(INPUT)
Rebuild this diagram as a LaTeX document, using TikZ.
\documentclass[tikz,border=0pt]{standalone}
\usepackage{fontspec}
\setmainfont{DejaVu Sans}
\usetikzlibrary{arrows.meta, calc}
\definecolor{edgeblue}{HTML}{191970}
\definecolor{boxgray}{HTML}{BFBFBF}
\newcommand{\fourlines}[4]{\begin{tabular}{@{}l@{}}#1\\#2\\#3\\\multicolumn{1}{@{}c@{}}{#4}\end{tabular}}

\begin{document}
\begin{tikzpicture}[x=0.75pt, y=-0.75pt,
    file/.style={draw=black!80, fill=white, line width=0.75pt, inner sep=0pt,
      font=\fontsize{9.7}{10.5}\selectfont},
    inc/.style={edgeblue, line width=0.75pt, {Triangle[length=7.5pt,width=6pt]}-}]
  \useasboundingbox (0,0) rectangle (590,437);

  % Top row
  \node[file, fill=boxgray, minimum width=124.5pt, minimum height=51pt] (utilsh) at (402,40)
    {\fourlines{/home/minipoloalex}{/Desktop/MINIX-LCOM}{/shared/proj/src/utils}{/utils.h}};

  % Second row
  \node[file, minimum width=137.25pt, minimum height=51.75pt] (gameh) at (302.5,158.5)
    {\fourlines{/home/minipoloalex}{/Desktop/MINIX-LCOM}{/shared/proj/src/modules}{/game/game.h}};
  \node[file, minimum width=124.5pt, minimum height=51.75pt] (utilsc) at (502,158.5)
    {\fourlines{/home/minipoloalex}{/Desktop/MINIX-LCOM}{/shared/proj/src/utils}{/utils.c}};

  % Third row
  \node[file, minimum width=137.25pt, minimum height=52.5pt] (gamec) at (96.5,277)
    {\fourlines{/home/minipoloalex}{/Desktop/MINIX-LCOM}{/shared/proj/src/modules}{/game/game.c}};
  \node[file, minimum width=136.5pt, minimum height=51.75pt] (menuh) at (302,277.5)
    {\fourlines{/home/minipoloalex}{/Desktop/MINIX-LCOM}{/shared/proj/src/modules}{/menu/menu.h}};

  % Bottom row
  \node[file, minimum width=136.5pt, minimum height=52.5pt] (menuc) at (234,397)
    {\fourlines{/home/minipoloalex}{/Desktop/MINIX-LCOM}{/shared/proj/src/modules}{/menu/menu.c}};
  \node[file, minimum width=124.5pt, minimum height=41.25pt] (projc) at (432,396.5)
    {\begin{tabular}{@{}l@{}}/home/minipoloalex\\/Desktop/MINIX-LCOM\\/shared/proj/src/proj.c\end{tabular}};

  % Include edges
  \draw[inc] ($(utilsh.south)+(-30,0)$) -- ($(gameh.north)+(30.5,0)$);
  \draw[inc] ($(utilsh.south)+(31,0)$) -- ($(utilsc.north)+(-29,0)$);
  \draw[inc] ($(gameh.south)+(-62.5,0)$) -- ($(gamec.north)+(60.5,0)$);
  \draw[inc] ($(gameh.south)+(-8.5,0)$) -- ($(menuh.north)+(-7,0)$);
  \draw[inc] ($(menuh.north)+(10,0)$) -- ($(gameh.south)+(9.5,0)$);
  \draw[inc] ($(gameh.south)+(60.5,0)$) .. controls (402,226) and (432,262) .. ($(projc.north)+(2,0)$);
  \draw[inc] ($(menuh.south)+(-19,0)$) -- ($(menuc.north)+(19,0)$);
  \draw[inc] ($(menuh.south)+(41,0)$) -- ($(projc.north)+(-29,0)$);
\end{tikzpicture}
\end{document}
--
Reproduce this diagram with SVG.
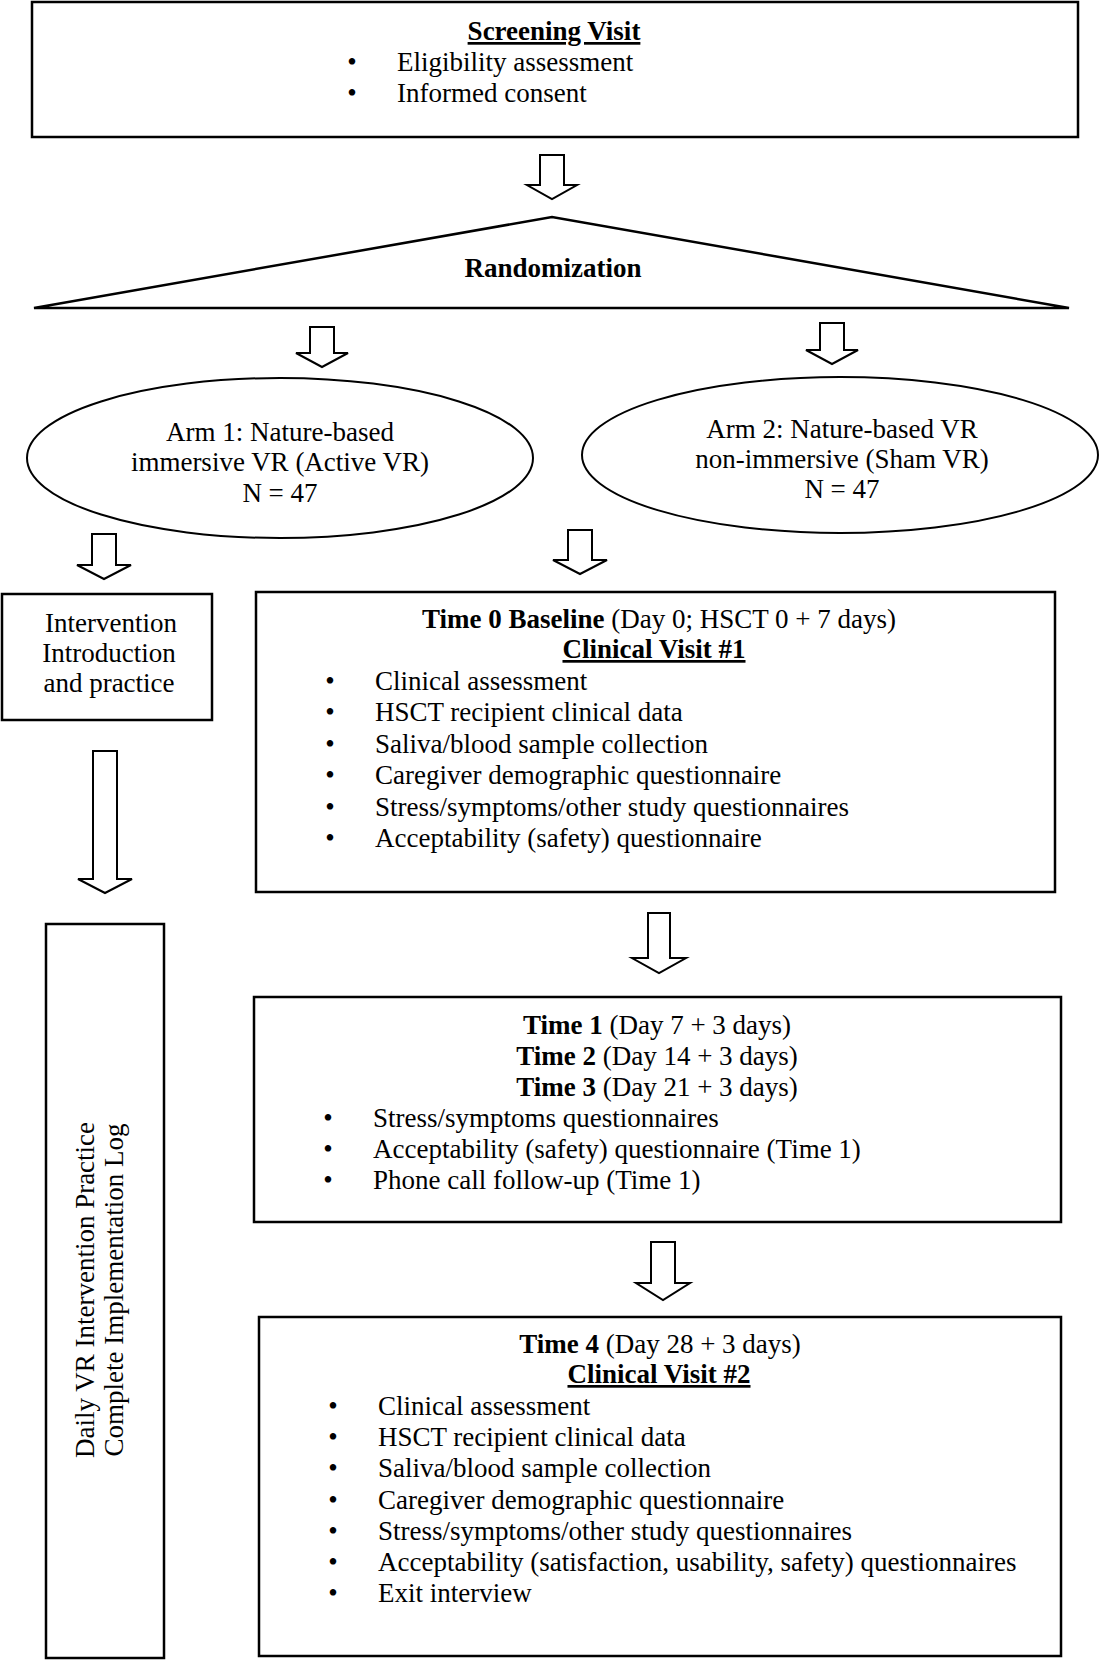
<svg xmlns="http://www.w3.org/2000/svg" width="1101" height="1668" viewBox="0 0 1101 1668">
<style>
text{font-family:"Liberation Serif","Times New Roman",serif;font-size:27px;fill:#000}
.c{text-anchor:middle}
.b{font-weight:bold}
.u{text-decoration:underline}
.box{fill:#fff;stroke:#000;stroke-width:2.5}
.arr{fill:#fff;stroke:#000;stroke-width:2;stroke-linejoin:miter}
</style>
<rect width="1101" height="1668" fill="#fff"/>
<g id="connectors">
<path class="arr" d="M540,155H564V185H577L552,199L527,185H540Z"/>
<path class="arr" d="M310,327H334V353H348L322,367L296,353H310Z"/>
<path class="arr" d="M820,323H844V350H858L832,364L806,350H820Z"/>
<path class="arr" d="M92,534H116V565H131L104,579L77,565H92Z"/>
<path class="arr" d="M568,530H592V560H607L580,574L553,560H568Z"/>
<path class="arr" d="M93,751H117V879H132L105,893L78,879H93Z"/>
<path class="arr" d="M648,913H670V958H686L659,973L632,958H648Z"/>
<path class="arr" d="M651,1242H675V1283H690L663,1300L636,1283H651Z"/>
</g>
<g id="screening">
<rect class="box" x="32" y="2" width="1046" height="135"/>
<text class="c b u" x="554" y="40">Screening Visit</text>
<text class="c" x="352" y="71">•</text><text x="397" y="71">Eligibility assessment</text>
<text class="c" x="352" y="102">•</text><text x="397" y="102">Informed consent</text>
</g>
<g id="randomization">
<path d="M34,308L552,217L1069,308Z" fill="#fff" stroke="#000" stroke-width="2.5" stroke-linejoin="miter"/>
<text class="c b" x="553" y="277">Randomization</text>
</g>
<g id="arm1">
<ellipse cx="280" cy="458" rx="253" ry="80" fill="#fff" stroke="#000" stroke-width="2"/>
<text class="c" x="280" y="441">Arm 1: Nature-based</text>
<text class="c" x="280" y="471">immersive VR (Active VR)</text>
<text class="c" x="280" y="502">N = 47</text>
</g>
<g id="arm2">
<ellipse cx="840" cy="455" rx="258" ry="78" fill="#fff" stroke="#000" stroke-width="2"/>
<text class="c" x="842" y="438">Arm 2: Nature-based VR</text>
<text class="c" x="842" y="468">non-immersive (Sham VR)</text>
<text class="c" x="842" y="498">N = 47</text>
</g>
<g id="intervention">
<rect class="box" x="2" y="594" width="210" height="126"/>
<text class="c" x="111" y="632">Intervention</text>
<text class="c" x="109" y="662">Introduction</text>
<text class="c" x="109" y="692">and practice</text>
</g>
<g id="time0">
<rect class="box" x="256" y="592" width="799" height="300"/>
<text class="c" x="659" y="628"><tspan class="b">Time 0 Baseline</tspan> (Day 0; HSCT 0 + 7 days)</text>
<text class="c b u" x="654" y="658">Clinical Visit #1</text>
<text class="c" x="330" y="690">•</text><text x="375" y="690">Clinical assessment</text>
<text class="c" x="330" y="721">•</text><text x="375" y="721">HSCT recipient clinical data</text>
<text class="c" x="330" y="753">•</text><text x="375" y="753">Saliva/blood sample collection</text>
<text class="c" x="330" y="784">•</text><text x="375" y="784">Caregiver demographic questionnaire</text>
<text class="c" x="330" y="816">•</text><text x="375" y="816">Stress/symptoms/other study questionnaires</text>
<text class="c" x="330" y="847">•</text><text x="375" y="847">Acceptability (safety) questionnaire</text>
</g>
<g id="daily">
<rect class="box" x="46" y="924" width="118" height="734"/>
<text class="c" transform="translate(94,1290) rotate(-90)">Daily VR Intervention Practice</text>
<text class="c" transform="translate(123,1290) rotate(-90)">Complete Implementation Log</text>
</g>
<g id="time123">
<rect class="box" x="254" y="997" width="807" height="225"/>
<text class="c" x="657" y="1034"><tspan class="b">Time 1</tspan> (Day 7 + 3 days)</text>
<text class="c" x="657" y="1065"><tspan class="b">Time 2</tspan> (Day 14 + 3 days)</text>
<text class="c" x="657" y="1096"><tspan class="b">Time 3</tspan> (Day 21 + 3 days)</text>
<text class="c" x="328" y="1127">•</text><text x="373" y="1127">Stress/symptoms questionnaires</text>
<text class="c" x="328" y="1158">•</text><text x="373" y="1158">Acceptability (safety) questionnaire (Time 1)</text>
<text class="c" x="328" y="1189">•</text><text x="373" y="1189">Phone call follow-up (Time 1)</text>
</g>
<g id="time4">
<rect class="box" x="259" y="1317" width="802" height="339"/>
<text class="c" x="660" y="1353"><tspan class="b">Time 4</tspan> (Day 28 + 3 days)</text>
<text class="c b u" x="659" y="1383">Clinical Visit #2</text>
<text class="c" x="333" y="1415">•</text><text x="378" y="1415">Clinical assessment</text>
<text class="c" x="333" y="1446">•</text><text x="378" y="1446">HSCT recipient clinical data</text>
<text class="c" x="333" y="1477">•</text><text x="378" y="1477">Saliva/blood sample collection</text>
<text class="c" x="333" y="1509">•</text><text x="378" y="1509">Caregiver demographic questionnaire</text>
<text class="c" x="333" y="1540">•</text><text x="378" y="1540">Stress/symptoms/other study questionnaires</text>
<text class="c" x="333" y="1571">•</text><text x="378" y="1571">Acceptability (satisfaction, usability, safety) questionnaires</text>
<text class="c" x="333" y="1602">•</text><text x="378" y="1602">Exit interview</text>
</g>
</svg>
* * *
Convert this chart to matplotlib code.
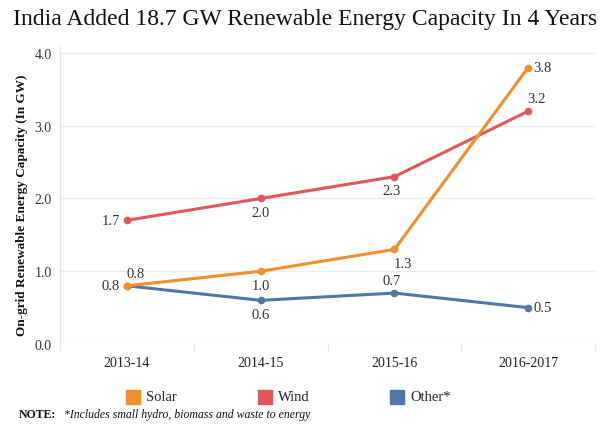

(THE REQUEST)
Some lines of the data above may hold the word "this"; report how many do, and nothing else.

(FULL ANSWER)
3